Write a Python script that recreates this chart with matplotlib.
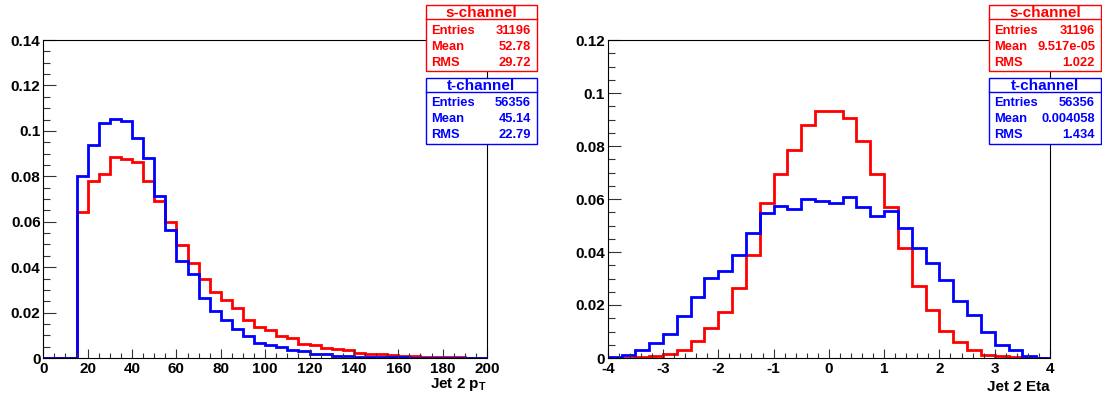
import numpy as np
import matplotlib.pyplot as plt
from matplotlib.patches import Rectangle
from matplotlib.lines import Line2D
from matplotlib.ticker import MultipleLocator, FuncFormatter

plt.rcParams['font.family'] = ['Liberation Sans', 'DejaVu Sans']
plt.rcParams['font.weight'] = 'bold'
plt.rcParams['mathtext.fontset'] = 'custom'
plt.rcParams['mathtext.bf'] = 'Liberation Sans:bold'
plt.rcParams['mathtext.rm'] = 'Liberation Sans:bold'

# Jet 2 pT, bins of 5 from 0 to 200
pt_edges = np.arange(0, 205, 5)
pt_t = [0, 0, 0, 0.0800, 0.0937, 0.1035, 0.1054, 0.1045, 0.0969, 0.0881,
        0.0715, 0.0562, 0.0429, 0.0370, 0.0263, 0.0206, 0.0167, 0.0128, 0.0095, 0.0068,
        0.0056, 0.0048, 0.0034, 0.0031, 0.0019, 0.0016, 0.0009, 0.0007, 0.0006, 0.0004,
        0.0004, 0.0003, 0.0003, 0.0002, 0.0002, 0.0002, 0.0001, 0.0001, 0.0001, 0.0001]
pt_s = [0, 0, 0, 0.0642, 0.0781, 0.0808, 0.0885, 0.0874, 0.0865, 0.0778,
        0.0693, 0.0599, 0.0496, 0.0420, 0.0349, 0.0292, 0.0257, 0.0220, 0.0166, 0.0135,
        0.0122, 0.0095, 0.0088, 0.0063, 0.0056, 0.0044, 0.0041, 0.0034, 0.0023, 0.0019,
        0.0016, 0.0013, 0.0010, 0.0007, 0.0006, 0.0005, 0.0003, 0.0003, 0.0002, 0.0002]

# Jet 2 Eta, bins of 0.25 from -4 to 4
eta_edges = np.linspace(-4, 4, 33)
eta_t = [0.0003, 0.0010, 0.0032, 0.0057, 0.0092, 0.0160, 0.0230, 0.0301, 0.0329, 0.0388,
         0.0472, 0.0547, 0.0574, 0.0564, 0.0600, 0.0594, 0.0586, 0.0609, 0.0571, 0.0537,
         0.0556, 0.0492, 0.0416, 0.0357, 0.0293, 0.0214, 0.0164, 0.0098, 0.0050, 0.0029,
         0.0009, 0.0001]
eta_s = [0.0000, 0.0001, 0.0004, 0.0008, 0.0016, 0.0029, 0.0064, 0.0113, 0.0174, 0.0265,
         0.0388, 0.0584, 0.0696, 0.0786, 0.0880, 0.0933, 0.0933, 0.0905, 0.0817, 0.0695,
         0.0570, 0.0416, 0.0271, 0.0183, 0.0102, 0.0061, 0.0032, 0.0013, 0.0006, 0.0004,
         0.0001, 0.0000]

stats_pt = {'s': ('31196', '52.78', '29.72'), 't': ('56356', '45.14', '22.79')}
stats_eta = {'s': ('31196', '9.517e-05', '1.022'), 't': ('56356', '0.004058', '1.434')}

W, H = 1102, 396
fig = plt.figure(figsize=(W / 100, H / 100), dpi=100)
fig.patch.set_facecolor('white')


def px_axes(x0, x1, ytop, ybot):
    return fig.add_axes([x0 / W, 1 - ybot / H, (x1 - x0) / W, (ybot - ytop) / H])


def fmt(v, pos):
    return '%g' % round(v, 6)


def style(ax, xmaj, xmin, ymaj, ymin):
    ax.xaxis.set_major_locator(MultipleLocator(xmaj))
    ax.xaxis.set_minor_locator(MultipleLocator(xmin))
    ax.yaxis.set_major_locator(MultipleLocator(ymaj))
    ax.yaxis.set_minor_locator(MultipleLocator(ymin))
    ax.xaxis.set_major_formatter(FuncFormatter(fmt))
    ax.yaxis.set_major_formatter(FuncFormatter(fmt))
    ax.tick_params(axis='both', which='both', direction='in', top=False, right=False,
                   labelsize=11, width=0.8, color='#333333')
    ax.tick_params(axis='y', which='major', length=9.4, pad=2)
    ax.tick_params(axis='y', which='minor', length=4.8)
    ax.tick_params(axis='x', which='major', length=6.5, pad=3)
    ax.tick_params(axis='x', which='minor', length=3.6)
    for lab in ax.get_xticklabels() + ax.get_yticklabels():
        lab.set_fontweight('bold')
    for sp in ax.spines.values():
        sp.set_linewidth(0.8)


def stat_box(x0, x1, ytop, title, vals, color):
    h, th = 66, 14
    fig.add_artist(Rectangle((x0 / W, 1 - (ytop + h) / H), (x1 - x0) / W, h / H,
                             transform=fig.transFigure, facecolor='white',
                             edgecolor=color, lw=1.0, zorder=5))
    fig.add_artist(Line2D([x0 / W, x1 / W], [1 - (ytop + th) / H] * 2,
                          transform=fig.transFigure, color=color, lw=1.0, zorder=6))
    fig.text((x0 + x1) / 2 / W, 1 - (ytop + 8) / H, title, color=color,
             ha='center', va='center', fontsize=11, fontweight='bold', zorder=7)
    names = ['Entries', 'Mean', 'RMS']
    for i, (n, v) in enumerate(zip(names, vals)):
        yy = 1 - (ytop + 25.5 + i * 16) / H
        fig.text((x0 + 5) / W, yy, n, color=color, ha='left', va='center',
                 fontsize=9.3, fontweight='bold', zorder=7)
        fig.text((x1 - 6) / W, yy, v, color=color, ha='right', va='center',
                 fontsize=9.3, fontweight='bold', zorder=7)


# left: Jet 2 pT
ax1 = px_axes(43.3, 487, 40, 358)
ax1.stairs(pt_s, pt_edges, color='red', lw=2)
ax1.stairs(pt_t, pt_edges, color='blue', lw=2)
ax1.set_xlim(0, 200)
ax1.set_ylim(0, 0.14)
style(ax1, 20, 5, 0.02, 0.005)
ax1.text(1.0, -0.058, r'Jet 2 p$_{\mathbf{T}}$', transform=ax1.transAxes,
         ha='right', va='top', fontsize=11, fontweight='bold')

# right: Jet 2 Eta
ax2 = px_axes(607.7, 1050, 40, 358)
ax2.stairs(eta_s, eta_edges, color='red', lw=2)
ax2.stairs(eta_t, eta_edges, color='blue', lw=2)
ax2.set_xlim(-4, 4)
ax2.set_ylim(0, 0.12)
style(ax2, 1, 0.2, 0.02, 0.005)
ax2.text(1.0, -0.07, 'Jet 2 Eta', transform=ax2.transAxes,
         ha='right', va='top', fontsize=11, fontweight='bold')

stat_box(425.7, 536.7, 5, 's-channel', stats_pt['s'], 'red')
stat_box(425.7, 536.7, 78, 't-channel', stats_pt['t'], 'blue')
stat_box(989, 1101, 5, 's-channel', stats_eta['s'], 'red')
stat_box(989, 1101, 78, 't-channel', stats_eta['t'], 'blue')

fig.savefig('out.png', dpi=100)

════════

EXERCISE GOAL:
Leave out the pictures, then repeat the listing above exactly from its first line to the line with "from matplotlib.ticker import", inclusive.

EXERCISE RESULT:
Write a Python script that recreates this chart with matplotlib.
import numpy as np
import matplotlib.pyplot as plt
from matplotlib.patches import Rectangle
from matplotlib.lines import Line2D
from matplotlib.ticker import MultipleLocator, FuncFormatter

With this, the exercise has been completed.